Obliquities of "Top-Shaped" Asteroids May Not Imply Reshaping by YORP Spin-up
Thomas S. Statler

TL;DR
The paper explains that the low obliquities of top-shaped asteroids like Bennu are not necessarily caused by YORP-induced reshaping, as obliquity evolution occurs on shorter timescales than shape changes.
Contribution
It demonstrates that low obliquities in top-shaped asteroids do not imply YORP-driven reshaping, challenging previous assumptions about their formation.
Findings
Obliquity timescales are much shorter than shape spin-up times.
Low obliquities are expected regardless of reshaping mechanisms.

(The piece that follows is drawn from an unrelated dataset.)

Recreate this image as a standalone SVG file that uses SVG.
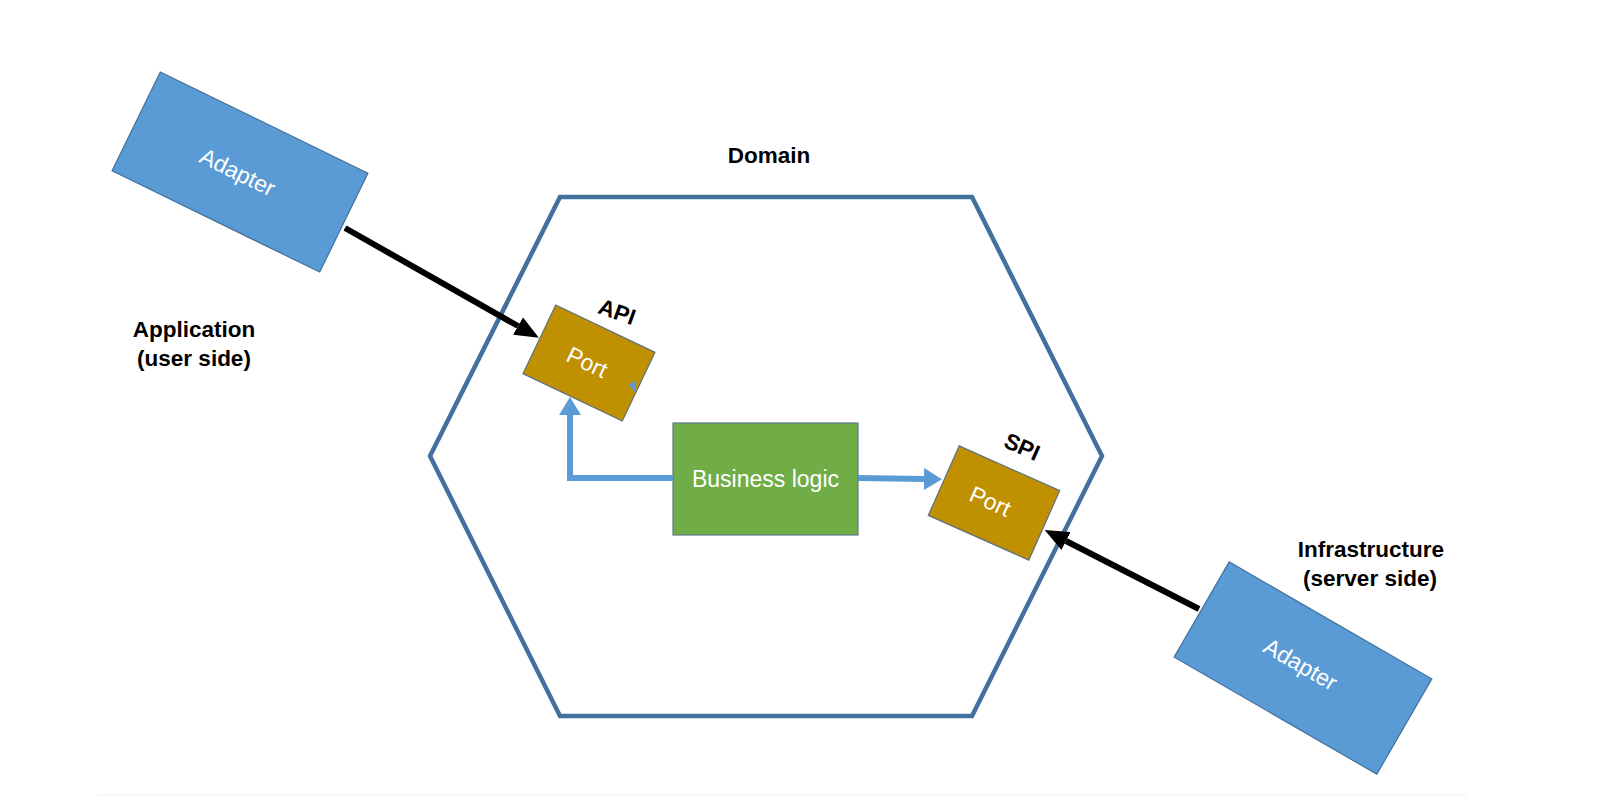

YORP effect's influence on obliquity does not confirm reshaping history.
Abstract
The timescales over which the YORP effect alters the rotation period and the obliquity of a small asteroid can be very different, because the corresponding torques couple to different aspects of the object's shape. For nearly axisymmetric, "top-shaped" near-Earth asteroids such as 101955 Bennu, spin timescales are an order of magnitude or more longer than obliquity timescales, which are of order 10^5 to 10^6 yr. The observed low obliquities (near 0 or 180 degrees) of top-shaped asteroids do not constitute evidence that they acquired their present shapes and spins through YORP spin-up, because low obliquities are expected regardless of the spin-up or reshaping mechanism.